Stavanger absolutely gets it. So why can’t we?
The fact that Aberdeen and, just up the road, Peterhead, are now the twin homes for two of the world’s largest and most sophisticated offshore wind trialling centres and are also home to highly relevant oil & gas-bred expertise should confer huge advantage. And yet it seems not.
Politicians and government agencies have hardly helped the situation given the manner in which what they regarded as key renewables-related initiatives were planted in the Central Belt while Aberdeen was in reality largely ignored. The city was very much left to paddle its own green canoe with AREG.

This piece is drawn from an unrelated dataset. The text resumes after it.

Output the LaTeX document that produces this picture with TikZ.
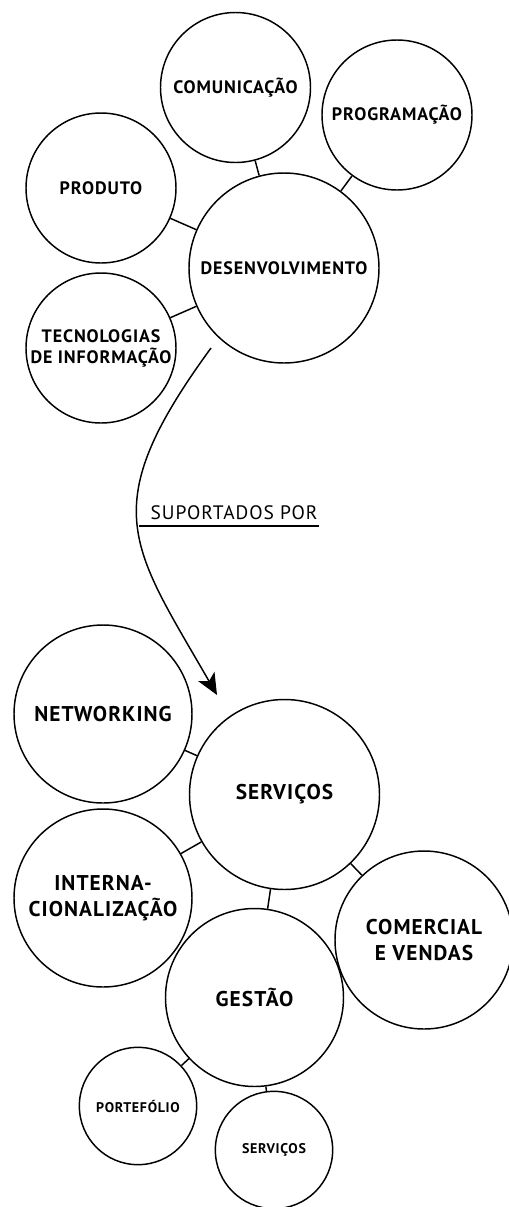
\documentclass[tikz,border=0pt]{standalone}
\usepackage{fontspec}
\setmainfont{PT Sans}[LetterSpace=5]
\usetikzlibrary{arrows.meta}

\tikzset{every picture/.style={line width=0.75pt}}
\tikzset{
  bubble/.style={draw, circle, line width=1.1pt, inner sep=0pt, align=center},
  topbig/.style={bubble, minimum size=142.5pt, font=\fontsize{13.5}{15.75}\selectfont\bfseries},
  topbub/.style={bubble, minimum size=112.5pt, font=\fontsize{13.5}{15.75}\selectfont\bfseries},
  lowbig/.style={bubble, minimum size=142.5pt, font=\fontsize{16}{19.75}\selectfont\bfseries},
  lowbub/.style={bubble, minimum size=133.5pt, font=\fontsize{16}{19.75}\selectfont\bfseries},
  smallbub/.style={bubble, minimum size=88pt, font=\fontsize{10.5}{12}\selectfont\bfseries},
  link/.style={line width=1.1pt},
}

\begin{document}
\begin{tikzpicture}[x=0.75pt,y=0.75pt,yscale=-1,xscale=1]
\useasboundingbox (0,0) rectangle (509,1207);

% Circles: upper group
\node [topbig] (des) at (284,268) {DESENVOLVIMENTO};
\node [topbub] (com) at (235.5,87.5) {COMUNICAÇÃO};
\node [topbub] (prog) at (397,115) {PROGRAMAÇÃO};
\node [topbub] (prod) at (101,188) {PRODUTO};
\node [topbub] (tec) at (101,348) {TECNOLOGIAS\\DE INFORMAÇÃO};

% Straight Lines
\draw [link] (com) -- (des);
\draw [link] (prog) -- (des);
\draw [link] (prod) -- (des);
\draw [link] (tec) -- (des);

% Curve with arrow
\coordinate (from) at (211,348);
\coordinate (to) at (217,695);
\draw [link, -{Stealth[length=16pt,width=14pt,inset=4pt]}] (from) .. controls (94.4,507.6) and (130.5,544.6) .. (to);

% Text Node (underlined)
\coordinate (ul) at (139,526);
\node [anchor=south east, inner xsep=0.75pt, inner ysep=4.5pt, font=\fontsize{14.6}{16}\selectfont] (sup) at (319,526) {SUPORTADOS POR};
\draw [link] (ul) -- (sup.south east);

% Circles: lower group
\node [lowbig] (serv) at (284.5,794.5) {SERVIÇOS};
\node [lowbub] (net) at (103,714) {NETWORKING};
\node [lowbub] (inter) at (103,898) {INTERNA-\\CIONALIZAÇÃO};
\node [lowbub] (comv) at (424,940) {COMERCIAL\\E VENDAS};
\node [lowbub] (ges) at (254.5,997.5) {GESTÃO};
\node [smallbub] (port) at (138,1106) {PORTEFÓLIO};
\node [smallbub] (servb) at (274,1150) {SERVIÇOS};

% Straight Lines
\draw [link] (net) -- (serv);
\draw [link] (inter) -- (serv);
\draw [link] (comv) -- (serv);
\draw [link] (ges) -- (serv);
\draw [link] (port) -- (ges);
\draw [link] (servb) -- (ges);

\end{tikzpicture}
\end{document}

Well it’s time to wake up.
Yes, Aberdeen is an oil & gas capital . . . though one that has been seriously eviscerated by the current oil slump. But it is also an energy capital and, whether it was realised or not, the two test centres amount to a sizeable vote of confidence by the maritime renewable community in the Granite City. That must be capitalised on.
Stavanger has been hit by the downturn too; but it’s clearly not letting the low carbon revolution slip from its grasp.
Indeed, the city’s mayor has vowed to make Stavanger Energy Capital of Europe. Aberdeen, get your act together!